__SET PROBLEM__. All lines in which the word "script" occurs are to be extracted.

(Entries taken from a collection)
________________________

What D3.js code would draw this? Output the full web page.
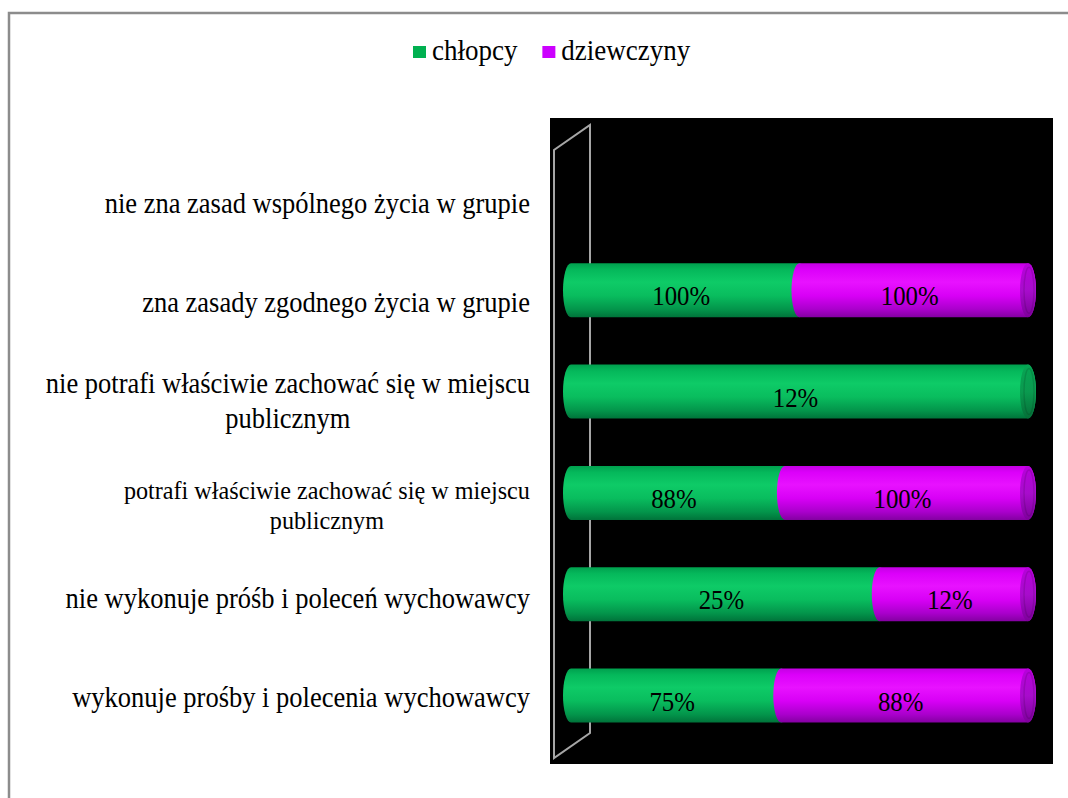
<!DOCTYPE html>
<html>
<head>
<meta charset="utf-8">
<script src="https://cdn.jsdelivr.net/npm/d3@7"></script>
<style>
  html, body { margin: 0; padding: 0; background: #fff; }
  svg { display: block; font-family: "Liberation Serif", "Times New Roman", serif; }
</style>
</head>
<body>
<div id="chart"></div>
<script>
// categories top to bottom, "\n" marks a line break in the label
const categories = [
  "nie zna zasad wspólnego życia w grupie",
  "zna zasady zgodnego życia w grupie",
  "nie potrafi właściwie zachować się w miejscu\npublicznym",
  "potrafi właściwie zachować się w miejscu\npublicznym",
  "nie wykonuje próśb i poleceń wychowawcy",
  "wykonuje prośby i polecenia wychowawcy"
];
const seriesNames = ["chłopcy", "dziewczyny"];
const chlopcy = [0, 100, 12, 88, 25, 75];
const dziewczyny = [0, 100, 0, 100, 12, 88];

const width = 1068, height = 798;
const squeeze = 0.93; // text in the original is a little narrow

const svg = d3.select("#chart").append("svg")
  .attr("width", width)
  .attr("height", height);

const defs = svg.append("defs");

function cylGradient(id, stops) {
  const g = defs.append("linearGradient")
    .attr("id", id)
    .attr("x1", 0).attr("y1", 0).attr("x2", 0).attr("y2", 1);
  stops.forEach(([o, c]) => g.append("stop").attr("offset", o).attr("stop-color", c));
}
cylGradient("gGreen", [[0, "#00a04e"], [0.12, "#05b85b"], [0.35, "#0ecb67"], [0.6, "#09bd5e"], [0.85, "#03954b"], [1, "#00733a"]]);
cylGradient("gMagenta", [[0, "#c400e4"], [0.12, "#dc00fa"], [0.35, "#e812ff"], [0.6, "#d800f6"], [0.85, "#aa00cc"], [1, "#8400a2"]]);
cylGradient("gGreenCap", [[0, "#07a553"], [0.5, "#0a9a4f"], [1, "#056f38"]]);
cylGradient("gMagentaCap", [[0, "#b800dc"], [0.5, "#a80ccc"], [1, "#7e009c"]]);

const fills = { "chłopcy": "url(#gGreen)", "dziewczyny": "url(#gMagenta)" };
const capFills = { "chłopcy": "url(#gGreenCap)", "dziewczyny": "url(#gMagentaCap)" };
const legendColors = { "chłopcy": "#00b050", "dziewczyny": "#cc00ff" };

// outer chart border
svg.append("rect")
  .attr("x", 9).attr("y", 13)
  .attr("width", width + 10).attr("height", height + 10)
  .attr("fill", "none")
  .attr("stroke", "#8c8c8c")
  .attr("stroke-width", 2.5);

// black plot area
svg.append("rect")
  .attr("x", 550).attr("y", 118)
  .attr("width", 503).attr("height", 646)
  .attr("fill", "#000");

// 3D side wall
svg.append("path")
  .attr("d", "M590,125 L590,733 L554,758 L554,150 Z")
  .attr("fill", "none")
  .attr("stroke", "#a6a6a6")
  .attr("stroke-width", 2);

// data
const table = categories.map((c, i) => ({ cat: c, "chłopcy": chlopcy[i], "dziewczyny": dziewczyny[i] }));
const stack = d3.stack().keys(seriesNames).offset(d3.stackOffsetExpand);
const series = stack(table);

const x = d3.scaleLinear().domain([0, 1]).range([571, 1028]);
const y = d3.scalePoint().domain(categories).range([189, 695.5]);
const yLabel = d3.scalePoint().domain(categories).range([205, 699]);

const barH = 54, rx = 8, ry = barH / 2;

function segPath(x0, x1, cy) {
  const t = cy - ry, b = cy + ry;
  return `M${x0},${t} L${x1},${t} A${rx},${ry} 0 0 1 ${x1},${b} L${x0},${b} A${rx},${ry} 0 0 1 ${x0},${t} Z`;
}

const rows = svg.append("g");
series.forEach(s => {
  rows.append("g")
    .selectAll("path")
    .data(s.filter(d => d[1] - d[0] > 0))
    .join("path")
    .attr("d", d => segPath(x(d[0]), x(d[1]), y(d.data.cat)))
    .attr("fill", fills[s.key]);
});

// end caps on the last visible segment of each row
categories.forEach((c, i) => {
  let lastKey = null;
  series.forEach(s => { if (s[i][1] - s[i][0] > 0) lastKey = s.key; });
  if (!lastKey) return;
  rows.append("ellipse")
    .attr("cx", x(1)).attr("cy", y(c))
    .attr("rx", rx).attr("ry", ry)
    .attr("fill", capFills[lastKey]);
  rows.append("ellipse")
    .attr("cx", x(1) + 1).attr("cy", y(c))
    .attr("rx", rx - 3).attr("ry", ry - 4)
    .attr("fill", "none")
    .attr("stroke", "#000")
    .attr("stroke-opacity", 0.12)
    .attr("stroke-width", 1.5);
});

// data labels
series.forEach((s, si) => {
  const vals = si === 0 ? chlopcy : dziewczyny;
  rows.append("g")
    .selectAll("text")
    .data(s.map((d, i) => ({ d, v: vals[i] })).filter(o => o.d[1] - o.d[0] > 0))
    .join("text")
    .attr("transform", o => `translate(${(x(o.d[0]) + x(o.d[1])) / 2 - 4},${y(o.d.data.cat) + 15}) scale(0.92,1)`)
    .attr("text-anchor", "middle")
    .attr("font-size", 27)
    .attr("fill", "#000")
    .text(o => o.v + "%");
});

// category labels
const labelSize = { 3: 26 };
const labelShift = { 3: 5 };
const labelRight = 530;
categories.forEach((c, i) => {
  const fs = labelSize[i] || 28.5;
  const lines = c.split("\n");
  const lh = fs * (lines.length > 1 && i === 3 ? 1.15 : 1.25);
  const t = svg.append("text")
    .attr("font-size", fs)
    .attr("fill", "#000")
    .attr("text-anchor", "middle");
  const first = yLabel(c) + (labelShift[i] || 0) - (lines.length - 1) * lh / 2 + fs * 0.28;
  lines.forEach((ln, k) => {
    t.append("tspan").attr("x", 0).attr("y", first + k * lh).text(ln);
  });
  let maxW = 0;
  t.selectAll("tspan").each(function () { maxW = Math.max(maxW, this.getComputedTextLength()); });
  t.attr("transform", `translate(${labelRight - maxW * squeeze / 2},0) scale(${squeeze},1)`);
});

// legend
const legend = svg.append("g");
let lx = 413;
seriesNames.forEach(name => {
  legend.append("rect")
    .attr("x", lx).attr("y", 46)
    .attr("width", 13).attr("height", 12)
    .attr("fill", legendColors[name]);
  const tx = legend.append("text")
    .attr("transform", `translate(${lx + 19},60) scale(${squeeze},1)`)
    .attr("font-size", 29)
    .attr("fill", "#000")
    .text(name);
  lx += 19 + tx.node().getComputedTextLength() * squeeze + 25;
});
</script>
</body>
</html>
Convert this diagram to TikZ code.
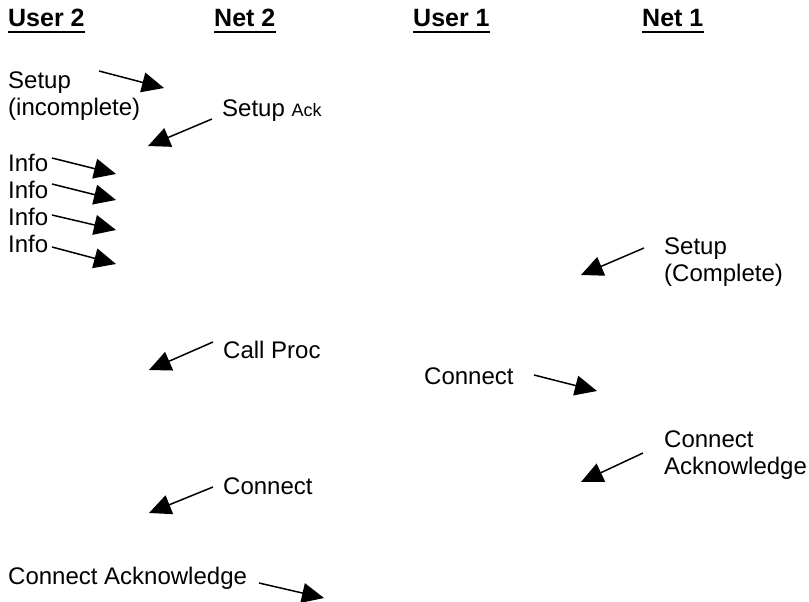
\documentclass[tikz,border=0pt]{standalone}
\usepackage{fontspec}
\setmainfont{Liberation Sans}
\usepackage{tikz}
\usetikzlibrary{arrows.meta}

\begin{document}
\begin{tikzpicture}
[
	x=1pt, y=-1pt,
	label/.style = {anchor=base west, inner sep=0pt, align=left, font=\fontsize{24}{27}\selectfont},
	head/.style = {anchor=base west, inner sep=0pt, font=\fontsize{25}{27}\selectfont\bfseries},
	msg/.style = {line width=1.5pt, -{Triangle[length=22pt,width=20pt]}},
	uline/.style = {line width=2pt},
]
\useasboundingbox (0,0) rectangle (809,602);

% column heads
\node[head] (user2) at (8,27) {User 2};
\node[head] (net2) at (214,27) {Net 2};
\node[head] (user1) at (413,27) {User 1};
\node[head] (net1) at (642,27) {Net 1};
\foreach \h in {user2,net2,user1,net1}
\draw[uline] ([yshift=-5pt]\h.base west) -- ([yshift=-5pt]\h.base east);

% user 2 side (base = last line)
\node[label] (setup) at (8,115) {Setup\\(incomplete)};
\coordinate (setupA) at (99,71);
\coordinate (setupB) at (164,88);
\draw[msg] (setupA) -- (setupB);

\node[label] (setupack) at (222,116) {Setup {\fontsize{18}{20}\selectfont Ack}};
\coordinate (setupackA) at (212,119);
\coordinate (setupackB) at (148,146);
\draw[msg] (setupackA) -- (setupackB);

\foreach \i/\ya/\yb in {1/158/174, 2/184/200, 3/215/230, 4/247/264}
{
\node[label] (info\i) at (8,{144+27*\i}) {Info};
\coordinate (info\i A) at (52,\ya);
\coordinate (info\i B) at (116,\yb);
\draw[msg] (info\i A) -- (info\i B);
}

% user 1 side
\node[label] (setupc) at (664,281) {Setup\\(Complete)};
\coordinate (setupcA) at (644,248);
\coordinate (setupcB) at (581,275);
\draw[msg] (setupcA) -- (setupcB);

\node[label] (callproc) at (223,358) {Call Proc};
\coordinate (callprocA) at (213,342);
\coordinate (callprocB) at (149,370);
\draw[msg] (callprocA) -- (callprocB);

\node[label] (conn1) at (424,384) {Connect};
\coordinate (conn1A) at (534,375);
\coordinate (conn1B) at (597,391);
\draw[msg] (conn1A) -- (conn1B);

\node[label] (connack1) at (664,474) {Connect\\Acknowledge};
\coordinate (connack1A) at (643,453);
\coordinate (connack1B) at (581,482);
\draw[msg] (connack1A) -- (connack1B);

\node[label] (conn2) at (223,494) {Connect};
\coordinate (conn2A) at (213,487);
\coordinate (conn2B) at (149,513);
\draw[msg] (conn2A) -- (conn2B);

\node[label] (connack2) at (8,584) {Connect Acknowledge};
\coordinate (connack2A) at (259,583);
\coordinate (connack2B) at (324,598);
\draw[msg] (connack2A) -- (connack2B);
\end{tikzpicture}
\end{document}
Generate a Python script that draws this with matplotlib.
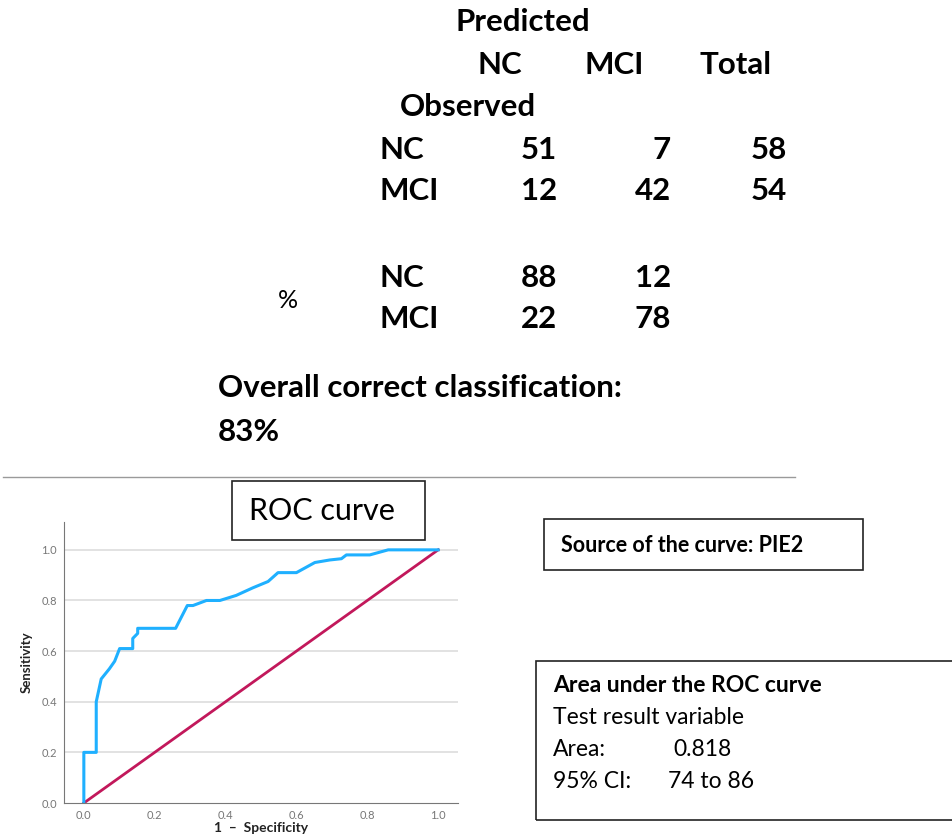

________________________

__WORKED SOLUTION__.
<script src="https://cdn.jsdelivr.net/npm/d3@7"></script>
<script>
</script>
Generate a Python script that draws this with matplotlib.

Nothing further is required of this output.